The White House yesterday praised American Muslims for helping fight violent extremism.
Denis McDonough, deputy national security adviser, speaking at an interfaith forum at a mosque in Sterling, Va., commended its members for taking “an unequivocal stand against terrorism.’’
“You’ve sent a message that those who perpetrate such horrific attacks do not represent you or your faith, and that they will not succeed in pitting believers of different faiths against one another,’’ McDonough said.
The administration has tried to strike a balance on the thorny issue, working to go after homegrown Islamic extremists without appearing to be at war with the Muslim world. There has been an effort to build stronger relationships with Muslims, internationally and with Islamic leaders in the United States.
At the same time, however, militant Islamic propaganda has been a factor in recent terrorist attacks and foiled attempts in this country.
Major Nidal Hasan, the suspect in 2009 shootings at Fort Hood, Texas, is believed to have been inspired by the Internet postings of violent Islamic extremists, as was Faisal Shahzad, who pleaded guilty to terrorism charges in the attempted car bombing in Times Square.
After he took office, Obama pledged a new beginning in the US relationship with the Muslim world.
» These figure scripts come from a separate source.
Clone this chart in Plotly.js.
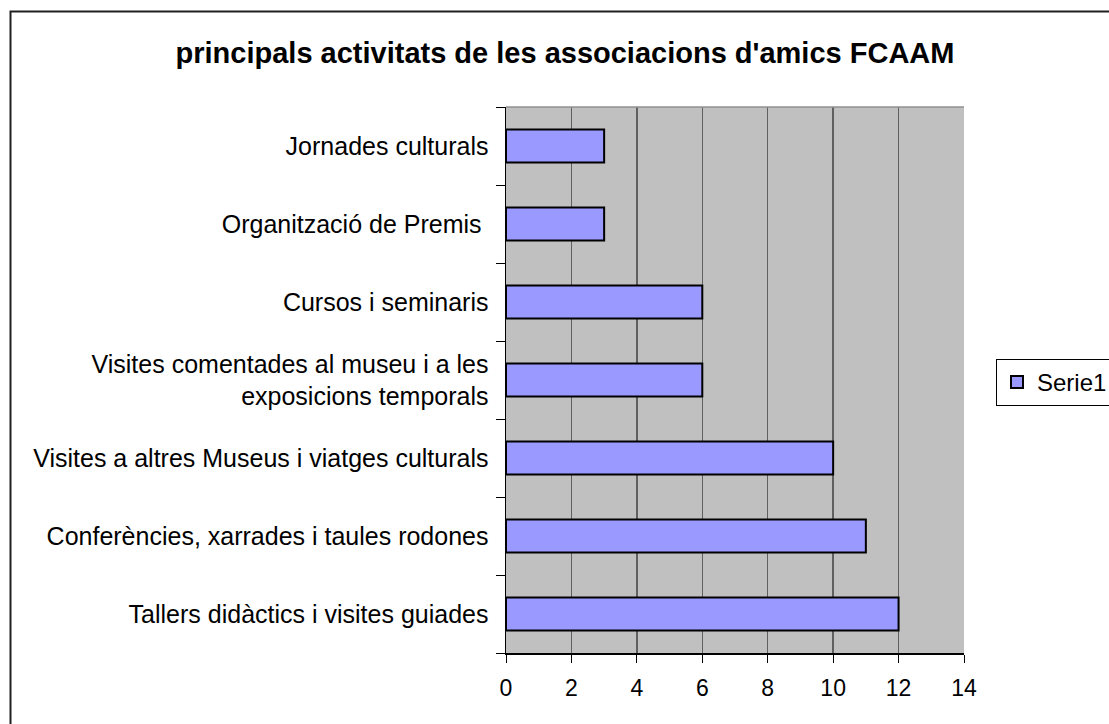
<!DOCTYPE html>
<html>
<head>
<meta charset="utf-8">
<script src="https://cdn.plot.ly/plotly-3.0.1.min.js"></script>
<style>html,body{margin:0;padding:0;background:#fff;}#chart{width:1109px;height:724px;}</style>
</head>
<body>
<div id="chart"></div>
<script>
// Categories listed bottom to top
const categories = [
  "Tallers didàctics i visites guiades",
  "Conferències, xarrades i taules rodones",
  "Visites a altres Museus i viatges culturals",
  "Visites comentades al museu i a les<br>exposicions temporals",
  "Cursos i seminaris",
  "Organització de Premis ",
  "Jornades culturals"
];
const serie1 = [12, 11, 10, 6, 6, 3, 3];
const seriesName = "Serie1";
const chartTitle = "principals activitats de les associacions d'amics FCAAM";

const W = 1109, H = 724;
const L = 506, R = 964, T = 107, B = 653;
const pw = R - L, ph = B - T;
const px = v => (v - L) / pw;
const py = v => (B - v) / ph;

const data = [{
  type: "bar",
  orientation: "h",
  y: categories,
  x: serie1,
  name: seriesName,
  marker: {color: "#9999FF", line: {color: "#000000", width: 2}},
  showlegend: true,
  hoverinfo: "x+y"
}];

const font = "'Liberation Sans', Arial, sans-serif";

const layout = {
  width: W, height: H,
  margin: {l: L, r: W - R, t: T, b: H - B, pad: 0, autoexpand: false},
  paper_bgcolor: "#ffffff",
  plot_bgcolor: "#C0C0C0",
  font: {family: font, size: 24, color: "#000000"},
  title: {
    text: "<b>" + chartTitle + "</b>",
    font: {family: font, size: 29, color: "#000000"},
    x: 565 / W, xref: "container", xanchor: "center",
    y: 1 - 53 / H, yref: "container", yanchor: "middle"
  },
  bargap: 0.58,
  xaxis: {
    range: [0, 14], dtick: 2, tick0: 0,
    showgrid: true, gridcolor: "#606060", gridwidth: 1.5,
    zeroline: false,
    showline: true, linecolor: "#000000", linewidth: 1.5,
    ticks: "outside", ticklen: 8, tickcolor: "#000000", tickwidth: 1,
    ticklabelstandoff: 6,
    tickfont: {family: font, size: 23, color: "#000000"},
    automargin: false,
    fixedrange: true
  },
  yaxis: {
    type: "category",
    categoryorder: "array", categoryarray: categories,
    showgrid: false, zeroline: false,
    showline: true, linecolor: "#000000", linewidth: 1.5,
    ticks: "outside", tickson: "boundaries", ticklen: 9, tickcolor: "#000000", tickwidth: 1,
    ticklabelstandoff: 11,
    tickfont: {family: font, size: 25, color: "#000000"},
    automargin: false,
    fixedrange: true
  },
  legend: {
    x: px(996), y: py(359), xanchor: "left", yanchor: "top",
    bgcolor: "#ffffff", bordercolor: "#000000", borderwidth: 1,
    font: {family: font, size: 24, color: "#000000"},
    itemwidth: 30
  },
  shapes: [
    // top edge of plot area (gray)
    {type: "line", xref: "paper", yref: "paper", x0: 0, x1: 1, y0: 1, y1: 1,
     line: {color: "#909090", width: 1.5}},
    // outer chart border
    {type: "rect", xref: "paper", yref: "paper",
     x0: px(10.5), x1: px(1140), y0: py(11.5), y1: py(760),
     line: {color: "#202020", width: 2}, fillcolor: "rgba(0,0,0,0)", layer: "above"}
  ]
};

Plotly.newPlot("chart", data, layout, {displayModeBar: false, staticPlot: true});
</script>
</body>
</html>
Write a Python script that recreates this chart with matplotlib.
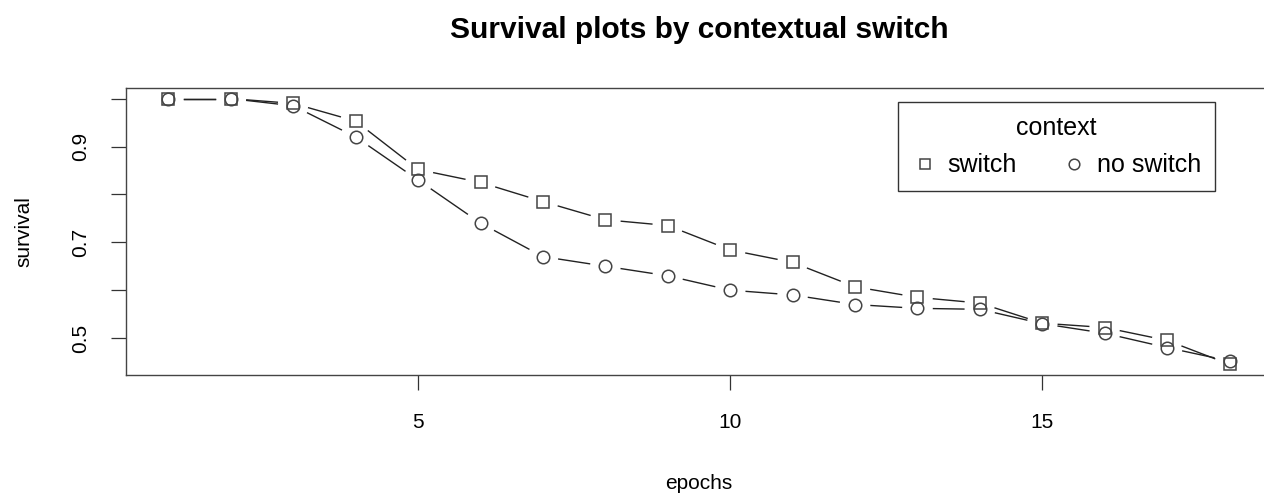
import numpy as np
import matplotlib
matplotlib.use("Agg")
import matplotlib.pyplot as plt

plt.rcParams['font.family'] = ['Liberation Sans', 'DejaVu Sans']

epochs = np.arange(1, 19)
switch = [1.0, 1.0, 0.99, 0.953, 0.852, 0.825, 0.785, 0.747, 0.735,
          0.684, 0.658, 0.607, 0.585, 0.573, 0.531, 0.522, 0.495, 0.445]
no_switch = [1.0, 1.0, 0.985, 0.92, 0.83, 0.74, 0.67, 0.65, 0.63,
             0.60, 0.59, 0.57, 0.562, 0.56, 0.53, 0.51, 0.48, 0.452]

xticks = [5, 10, 15]
yticks = [0.5, 0.6, 0.7, 0.8, 0.9, 1.0]
ylabels = ['0.5', '', '0.7', '', '0.9', '']

W, H = 1264, 499
fig = plt.figure(figsize=(W / 100, H / 100), dpi=100)
# plot region: left 126px, right 1272px (clipped), top 88px, bottom 375px
ax = fig.add_axes([126 / W, (H - 375) / H, (1272 - 126) / W, (375 - 88) / H])
ax.set_xlim(0.32, 18.68)
ax.set_ylim(0.4228, 1.0222)

lc = '#222222'
mc = '#444444'


def gapped(x, y, gap=16):
    # like R type="b": segments stop short of each point (gap in pixels)
    pts = ax.transData.transform(np.column_stack([x, y]))
    inv = ax.transData.inverted()
    for p0, p1 in zip(pts[:-1], pts[1:]):
        d = p1 - p0
        L = np.hypot(*d)
        if L <= 2 * gap:
            continue
        u = d / L
        seg = inv.transform(np.array([p0 + gap * u, p1 - gap * u]))
        ax.plot(seg[:, 0], seg[:, 1], '-', color=lc, lw=1.0, zorder=1)


gapped(epochs, switch)
gapped(epochs, no_switch)
h1, = ax.plot(epochs, switch, 's', ms=8.5, mfc='none', mec=mc, mew=1.1, zorder=5)
h2, = ax.plot(epochs, no_switch, 'o', ms=9, mfc='none', mec=mc, mew=1.1, zorder=5)

ax.set_xticks(xticks)
ax.set_yticks(yticks)
ax.set_yticklabels(ylabels, rotation=90, va='center')
ax.tick_params(axis='both', direction='out', length=10.5, width=0.9,
               color='#333333', labelsize=15)
ax.tick_params(axis='x', pad=17)
ax.tick_params(axis='y', pad=15.5)

for s in ax.spines.values():
    s.set_color('#444444')
    s.set_linewidth(1.0)

ax.set_xlabel('epochs', fontsize=15, labelpad=30)
ax.set_ylabel('survival', fontsize=15, labelpad=27)
fig.text((126 + 1272) / 2 / W, 1 - 30 / H, 'Survival plots by contextual switch',
         fontsize=21.5, fontweight='bold', ha='center', va='center')

leg = ax.legend([h1, h2], ['switch', 'no switch'], title='context', ncol=2,
                loc='upper right', bbox_to_anchor=(1215 / W, 1 - 102 / H),
                bbox_transform=fig.transFigure, borderaxespad=0,
                fontsize=18, title_fontsize=18, fancybox=False,
                edgecolor='#333333', framealpha=1, handlelength=1.0,
                handletextpad=0.42, columnspacing=1.78, borderpad=0.55,
                labelspacing=0.55, markerscale=0.85)
leg.get_frame().set_linewidth(1.0)

fig.savefig('out.png', dpi=100)
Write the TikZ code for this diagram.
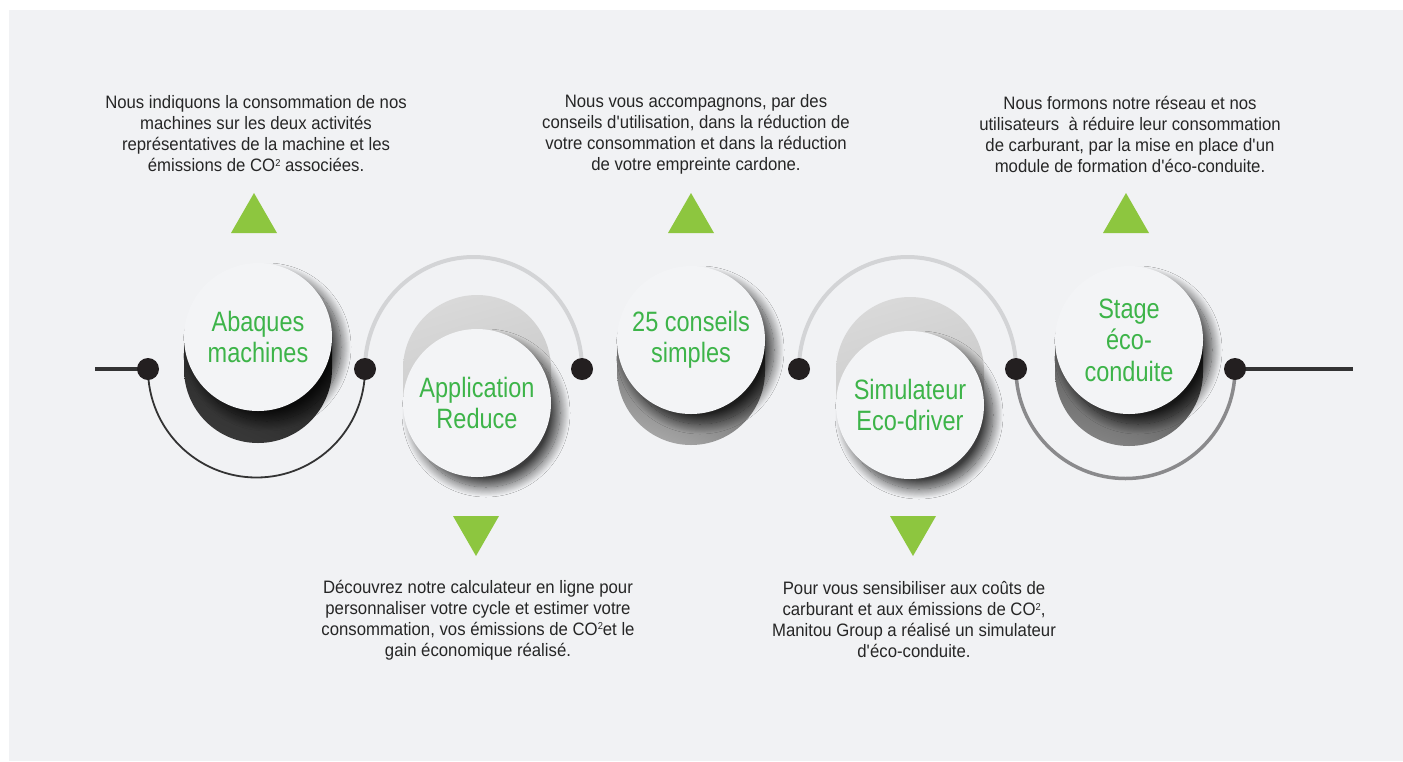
\documentclass[tikz,border=0pt]{standalone}
\usepackage{fontspec}
\setmainfont{Liberation Sans}[FakeStretch=0.93]
\newfontfamily\circfont{Liberation Sans}[FakeStretch=0.84]
\usetikzlibrary{shadows.blur,shadings}
\definecolor{bg}{HTML}{F1F2F4}
\definecolor{circ}{HTML}{F3F4F6}
\definecolor{titlegreen}{HTML}{3DB449}
\definecolor{trig}{HTML}{8DC63F}
\definecolor{txt}{HTML}{262626}
\definecolor{dotc}{HTML}{231F20}
\definecolor{linec}{HTML}{333333}
\definecolor{lightarc}{HTML}{D3D4D6}
\definecolor{grayarc}{HTML}{8A8A8C}
\newcommand{\sqtwo}{{\fontsize{10}{10}\selectfont\raisebox{5.5pt}{2}}}
\begin{document}
\begin{tikzpicture}[x=1pt,y=-1pt,
  bubble/.style={circle, fill=circ, minimum size=148pt, inner sep=0pt,
    text=titlegreen, font=\circfont\fontsize{28}{31.5}\selectfont, align=center,
    blur shadow={shadow xshift=9pt, shadow yshift=-10pt, shadow blur radius=10pt,
      shadow opacity=75, shadow blur steps=20}},
  dotnode/.style={circle, fill=dotc, minimum size=22pt, inner sep=0pt},
  desc/.style={text=txt, font=\fontsize{18}{21}\selectfont, align=center, inner sep=0pt},
  tri/.style={fill=trig},
  darkarc/.style={draw=linec, line width=1.8pt},
  toparc/.style={draw=lightarc, line width=4pt},
  botarc/.style={draw=grayarc, line width=3.5pt},
  hline/.style={draw=linec, line width=4pt}
]
\useasboundingbox (0,0) rectangle (1403,761);
\fill[white] (0,0) rectangle (1403,761);
\fill[bg] (9,10) rectangle (1403,761);

% dot positions
\coordinate (p0) at (148,369);
\coordinate (p1) at (365,369);
\coordinate (p2) at (582,369);
\coordinate (p3) at (799,369);
\coordinate (p4) at (1016,369);
\coordinate (p5) at (1235,369);
\coordinate (lend) at (95,369);
\coordinate (rend) at (1353,369);

% connectors
\draw[hline] (lend) -- (p0);
\draw[hline] (p5) -- (rend);
\draw[darkarc] (p0) arc[start angle=180, end angle=0, radius=108.5];
\draw[toparc] (p1) arc[start angle=180, end angle=360, x radius=108.5, y radius=112];
\draw[toparc] (p3) arc[start angle=180, end angle=360, x radius=108.5, y radius=112];
\draw[botarc] (p4) arc[start angle=180, end angle=0, radius=109.5];

% shadow capsules
\shade[upper left=black!84, upper right=black!88, lower left=black!76, lower right=black!81]
  (184,337) -- (184,369) arc[start angle=180, end angle=0, radius=74] -- (332,337) -- cycle;
\shade[upper left=black!58, upper right=black!76, lower left=black!28, lower right=black!46]
  (617,340) -- (617,371) arc[start angle=180, end angle=0, radius=74] -- (765,340) -- cycle;
\shade[upper left=black!66, upper right=black!82, lower left=black!44, lower right=black!56]
  (1055,340) -- (1055,372) arc[start angle=180, end angle=0, radius=74] -- (1203,340) -- cycle;
\shade[upper left=black!14, upper right=black!16, lower left=black!19, lower right=black!22]
  (403,403) -- (403,369) arc[start angle=180, end angle=360, radius=74] -- (551,403) -- cycle;
\shade[upper left=black!14, upper right=black!16, lower left=black!19, lower right=black!22]
  (836,405) -- (836,371) arc[start angle=180, end angle=360, radius=74] -- (984,405) -- cycle;

% bubbles
\node[bubble] (c1) at (258,337) {Abaques\\machines};
\node[bubble] (c2) at (477,403) {Application\\Reduce};
\node[bubble] (c3) at (691,340) {25 conseils\\simples};
\node[bubble] (c4) at (910,405) {Simulateur\\Eco-driver};
\node[bubble] (c5) at (1129,340) {Stage\\éco-\\conduite};

% dots
\node[dotnode] (d0) at (p0) {};
\node[dotnode] (d1) at (p1) {};
\node[dotnode] (d2) at (p2) {};
\node[dotnode] (d3) at (p3) {};
\node[dotnode] (d4) at (p4) {};
\node[dotnode] (d5) at (p5) {};

% triangles
\fill[tri] (254,193) -- (277,233) -- (231,233) -- cycle;
\fill[tri] (691,193) -- (714,233) -- (668,233) -- cycle;
\fill[tri] (1126,193) -- (1149,233) -- (1103,233) -- cycle;
\fill[tri] (453,516) -- (499,516) -- (476,556) -- cycle;
\fill[tri] (890,516) -- (936,516) -- (913,556) -- cycle;

% descriptions
\node[desc] (t1) at (256,134) {Nous indiquons la consommation de nos\\machines sur les deux activités\\représentatives de la machine et les\\émissions de CO\sqtwo{} associées.};
\node[desc] (t3) at (696,134) {Nous vous accompagnons, par des\\conseils d\textquotesingle utilisation, dans la réduction de\\votre consommation et dans la réduction\\de votre empreinte cardone.};
\node[desc] (t5) at (1130,134) {Nous formons notre réseau et nos\\utilisateurs\ \ à réduire leur consommation\\de carburant, par la mise en place d\textquotesingle un\\module de formation d\textquotesingle éco-conduite.};
\node[desc] (t2) at (478,620) {Découvrez notre calculateur en ligne pour\\personnaliser votre cycle et estimer votre\\consommation, vos émissions de CO\sqtwo{}et le\\gain économique réalisé.};
\node[desc] (t4) at (914,620) {Pour vous sensibiliser aux coûts de\\carburant et aux émissions de CO\sqtwo,\\Manitou Group a réalisé un simulateur\\d\textquotesingle éco-conduite.};
\end{tikzpicture}
\end{document}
His national security strategy dropped rhetorical references to Islamic radicalism, as Obama said that such inflammatory language linking Islam to the terrorist threat feeds Al Qaeda propaganda and could alienate moderate Muslims.
The White House is close to finalizing a strategy for countering violent extremism. McDonough leads a group of federal agencies and offices focused on finding ways to confront the problem.
Yesterday, McDonough said the strategy would involve continuing efforts to understand the process of radicalization, as well as further outreach to Islamic communities in the United States.
The first Muslim elected to the House, Representative Keith Ellison, said that although it’s proper to investigate radicalization, he thinks it is wrong to single out one religion.
“To say we’re going to investigate a religious minority, and a particular one, I think is the wrong course of action to take,’’ said Ellison, a Minnesota Democrat.